My cousin Amber was always the one I was closest with growing up. There's a larger age gap between my other cousins and I so I was usually considered one of the "little cousins" and stuck closest to Amber. I still remember going to my grandma's house and receiving cookies with green icing as a snack while we completed the same 4 or 5 puzzles in her back room where we convened every Tuesday. The land my grandma lived on was pretty big to my small mind and we would spend the evenings "exploring" the paths that ran behind the farmhouse as well as coming back covered in burrs.
My cousins Sarah, Austin, and Mariah are the older cousins in the family. There's at least a four-year gap between us because when I started college they were already long gone. While the age gap may have delayed our relationship from forming, I'm glad that I'm close enough to them now to be in group chats and go on ice cream runs together to escape from family gatherings. They may have used to run away from me so that I didn't hang out with them when I was little, but I won't hold it against them now.
Currently, all of the cousins are rather spread apart during the year. I'm usually in Indy at school, Amber lives and works in Portland, Austin lives in Decatur but travels for his construction job (I like to think that one day he will single-handedly fix the pothole problem of Indy for me), Mariah is in the Marines, and Sarah works somewhere in northern Indiana for a store (I'm a little vague on where she actually is or what she's doing, but I know she's alive).

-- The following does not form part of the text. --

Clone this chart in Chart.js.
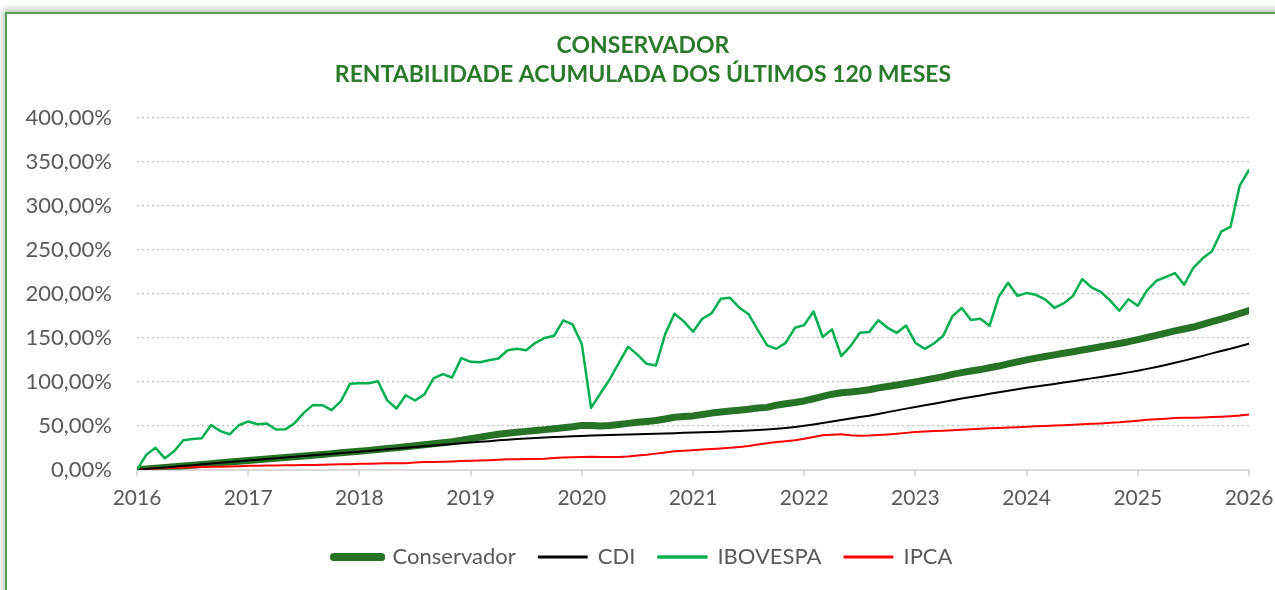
<!DOCTYPE html>
<html>
<head>
<meta charset="utf-8">
<script src="https://cdn.jsdelivr.net/npm/chart.js@4.4.1/dist/chart.umd.min.js"></script>
<style>
  html, body { margin: 0; padding: 0; background: #fff; }
  #wrap { position: relative; width: 1275px; height: 590px; overflow: hidden; }
  #frame {
    position: absolute; left: 5px; top: 12px; width: 1300px; height: 620px;
    border: 2px solid #5f9e5f; background: #fff;
    box-shadow: -2px -3px 6px rgba(90, 140, 90, 0.45);
  }
  #chart { position: absolute; left: 0; top: 0; }
</style>
</head>
<body>
<div id="wrap">
  <div id="frame"></div>
  <canvas id="chart" width="1275" height="590"></canvas>
</div>
<script>
var years = ['2016', '2017', '2018', '2019', '2020', '2021', '2022', '2023', '2024', '2025', '2026'];
var yTicks = [0, 50, 100, 150, 200, 250, 300, 350, 400];

// rentabilidade acumulada mensal (%), 121 pontos: jan/2016 .. jan/2026
var conservador = [
  0, 0.9, 1.8, 2.6, 3.5, 4.4, 5.3, 6.1, 7.0, 7.9, 8.8, 9.6,
  10.5, 11.4, 12.2, 13.1, 14.0, 14.9, 15.8, 16.6, 17.5, 18.4, 19.3, 20.2,
  21.1, 22.1, 23.1, 24.2, 25.2, 26.3, 27.4, 28.5, 29.6, 30.8, 32.0, 33.6,
  35.5, 37.2, 38.9, 40.4, 41.5, 42.6, 43.7, 44.7, 45.7, 46.7, 47.8, 49.0,
  50.5, 50.4, 49.9, 50.3, 51.5, 52.8, 54.0, 55.0, 56.0, 57.8, 59.8, 60.6,
  61.3, 62.9, 64.5, 65.7, 66.8, 67.8, 68.9, 70.2, 71.0, 73.5, 75.2, 76.5,
  78.3, 80.8, 83.5, 86.0, 87.6, 88.5, 89.6, 91.0, 93.2, 94.8, 96.4, 98.2,
  100.0, 102.0, 104.0, 106.0, 108.5, 110.5, 112.3, 114.0, 116.0, 118.0, 120.5, 122.8,
  125.0, 127.0, 128.8, 130.7, 132.5, 134.3, 136.2, 138.0, 139.9, 141.8, 143.7, 145.7,
  148.0, 150.5, 153.0, 155.5, 158.0, 160.2, 162.4, 165.5, 168.5, 171.5, 174.5, 177.8,
  181.0
];
var cdi = [
  0, 0.9, 1.8, 2.7, 3.6, 4.5, 5.3, 6.2, 7.1, 8.0, 8.8, 9.7,
  10.5, 11.4, 12.2, 13.1, 14.0, 14.8, 15.7, 16.5, 17.3, 18.1, 19.0, 19.8,
  20.6, 21.5, 22.4, 23.3, 24.1, 25.0, 25.8, 26.7, 27.6, 28.4, 29.3, 30.2,
  31.0, 31.8, 32.6, 33.5, 34.2, 34.9, 35.5, 36.1, 36.7, 37.2, 37.7, 38.1,
  38.5, 38.9, 39.3, 39.6, 39.9, 40.2, 40.5, 40.8, 41.1, 41.4, 41.7, 42.0,
  42.4, 42.7, 43.0, 43.4, 43.8, 44.2, 44.7, 45.2, 45.8, 46.6, 47.6, 48.8,
  50.2, 51.6, 53.2, 55.0, 56.7, 58.4, 60.1, 61.5, 63.5, 65.6, 67.6, 69.6,
  71.5, 73.3, 75.2, 77.2, 79.2, 81.0, 82.8, 84.6, 86.4, 88.1, 89.8, 91.5,
  93.2, 94.7, 96.2, 97.7, 99.3, 100.8, 102.3, 104.0, 105.6, 107.3, 109.0, 110.8,
  112.7, 114.8, 117.0, 119.3, 121.7, 124.2, 126.8, 129.6, 132.4, 135.1, 137.6, 140.5,
  143.5
];
var ibovespa = [
  0, 17, 25, 13, 21, 33.6, 35, 36, 51, 44, 40.4, 50.7,
  55, 51.8, 52.6, 45.8, 46, 53, 64.7, 73.8, 73.5, 67.8, 78, 98,
  98.5, 98.5, 100.8, 79, 69.7, 84.8, 78.8, 85.6, 103.9, 108.8, 105, 127,
  122.8, 122.4, 124.7, 126.6, 136, 137.6, 136, 144.4, 150, 152.4, 170, 165.4,
  143, 70.4, 86.8, 102.7, 121.6, 140, 131, 120.5, 118.7, 154.3, 177.5, 168.8,
  157, 171.8, 178, 194.5, 195.7, 184.3, 177, 158.9, 141.5, 137.6, 144.4, 161.5,
  164.6, 180, 151, 159.7, 129.3, 140.7, 155.8, 156.6, 170, 161.5, 155.8, 164,
  144.4, 137.6, 143.7, 152.4, 174.8, 184, 170.3, 171.8, 163.8, 197, 212.8, 198,
  201, 199, 193.8, 184.3, 189.3, 197.6, 217, 207.5, 202.5, 192.7, 180.9, 194,
  186.6, 204, 215, 219.2, 223.8, 210.5, 229.8, 240.5, 248.5, 270.8, 276.2, 323.2,
  341
];
var ipca = [
  0, 0.9, 1.4, 1.8, 2.2, 2.6, 3.0, 3.2, 3.4, 3.6, 3.8, 4.1,
  4.5, 4.7, 4.9, 5.0, 5.1, 5.1, 5.4, 5.6, 5.8, 6.0, 6.2, 6.4,
  6.8, 7.0, 7.1, 7.4, 7.4, 7.5, 8.4, 8.8, 9.0, 9.2, 9.5, 9.9,
  10.3, 10.5, 10.9, 11.5, 12.0, 12.1, 12.2, 12.2, 12.6, 13.3, 13.9, 14.3,
  14.6, 14.8, 14.6, 14.5, 14.7, 15.0, 16.2, 17.0, 18.4, 19.8, 21.0, 21.6,
  22.2, 23.0, 23.7, 24.3, 25.0, 26.0, 27.2, 28.7, 30.2, 31.5, 32.6, 33.6,
  35.2, 37.3, 39.3, 40.0, 40.5, 39.3, 38.6, 38.9, 39.5, 40.2, 41.0, 42.0,
  43.0, 43.5, 44.0, 44.5, 45.0, 45.5, 46.0, 46.6, 47.2, 47.6, 48.0, 48.5,
  49.0, 49.4, 49.8, 50.3, 50.8, 51.3, 51.8, 52.3, 52.8, 53.4, 54.0, 55.0,
  55.8, 56.8, 57.6, 58.2, 58.8, 59.1, 59.3, 59.6, 60.0, 60.4, 61.0, 61.8,
  63.0
];

function toPoints(values) {
  return values.map(function (v, i) { return { x: i, y: v }; });
}

var textGrey = '#595959';
var fontFamily = 'Lato, "Open Sans", sans-serif';

var chart = new Chart(document.getElementById('chart'), {
  type: 'line',
  data: {
    datasets: [
      { label: 'Conservador', data: toPoints(conservador), borderColor: '#267326', backgroundColor: '#267326', borderWidth: 7, order: 4 },
      { label: 'CDI', data: toPoints(cdi), borderColor: '#000000', backgroundColor: '#000000', borderWidth: 2, order: 2 },
      { label: 'IBOVESPA', data: toPoints(ibovespa), borderColor: '#00b050', backgroundColor: '#00b050', borderWidth: 2.5, order: 1 },
      { label: 'IPCA', data: toPoints(ipca), borderColor: '#ff0000', backgroundColor: '#ff0000', borderWidth: 2, order: 3 }
    ]
  },
  options: {
    responsive: false,
    animation: false,
    elements: {
      point: { radius: 0, hoverRadius: 0 },
      line: { tension: 0, borderCapStyle: 'round', borderJoinStyle: 'round' }
    },
    layout: { autoPadding: false, padding: { left: 11, right: 0, top: 0, bottom: 12 } },
    plugins: {
      title: {
        display: true,
        text: ['CONSERVADOR', 'RENTABILIDADE ACUMULADA DOS ÚLTIMOS 120 MESES'],
        color: '#2b7a2b',
        font: { family: fontFamily, size: 23, weight: 'bold', lineHeight: 1.22 },
        padding: { top: 32, bottom: 30 }
      },
      legend: {
        position: 'bottom',
        labels: {
          color: textGrey,
          font: { family: fontFamily, size: 22 },
          boxWidth: 48,
          boxHeight: 1,
          padding: 23,
          sort: function (a, b) { return a.datasetIndex - b.datasetIndex; }
        }
      },
      tooltip: { enabled: false }
    },
    scales: {
      x: {
        type: 'linear',
        min: 0,
        max: 120,
        afterBuildTicks: function (scale) {
          scale.ticks = years.map(function (y, k) { return { value: k * 12 }; });
        },
        afterFit: function (scale) {
          scale.height += 2;
          // labels at both ends may overflow; keep the plot width fixed
          scale.paddingLeft = 0;
          scale.paddingRight = 0;
        },
        ticks: {
          color: textGrey,
          font: { family: fontFamily, size: 21 },
          padding: 10,
          maxRotation: 0,
          callback: function (v) { return years[Math.round(v / 12)]; }
        },
        grid: { drawOnChartArea: false, drawTicks: true, tickLength: 6, color: '#d9d9d9', lineWidth: 2 },
        border: { display: true, color: '#d9d9d9', width: 2 }
      },
      y: {
        min: 0,
        max: 400,
        afterBuildTicks: function (scale) {
          scale.ticks = yTicks.map(function (v) { return { value: v }; });
        },
        afterFit: function (scale) { scale.width = 126; },
        ticks: {
          color: textGrey,
          font: { family: fontFamily, size: 22 },
          padding: 25,
          callback: function (v) { return v.toFixed(2).replace('.', ',') + '%'; }
        },
        grid: {
          color: function (ctx) { return ctx.tick && ctx.tick.value === 0 ? 'rgba(0,0,0,0)' : '#bfbfbf'; },
          lineWidth: 1.3,
          drawTicks: false
        },
        border: { display: false, dash: [2, 3] }
      },
      yRight: {
        position: 'right',
        display: true,
        afterFit: function (scale) { scale.width = 26; },
        ticks: { display: false },
        grid: { display: false },
        border: { display: false }
      }
    }
  }
});
</script>
</body>
</html>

The relationships that we formed at grandma and grandpa's farmhouse when we were growing up, and now my parent's house for holidays, is one that I'm grateful for. A lot of my friends from school aren't close enough to their cousins that they'll plan a cookout for 5 in the morning where they roast one s'more than promptly fall asleep. We may not have the most exciting of adventures, but we do make an effort to see each other and that's what matters.
I may not see all of you guys until the next family gathering (which is Thanksgiving I think? Unless we get together for Labor Day), but know that I'm really happy that you're more than just the people I see for an hour on Christmas. I'm grateful that I'm close to my family, and it's a tradition that I hope I'm able to carry on with my future hypothetical children as well.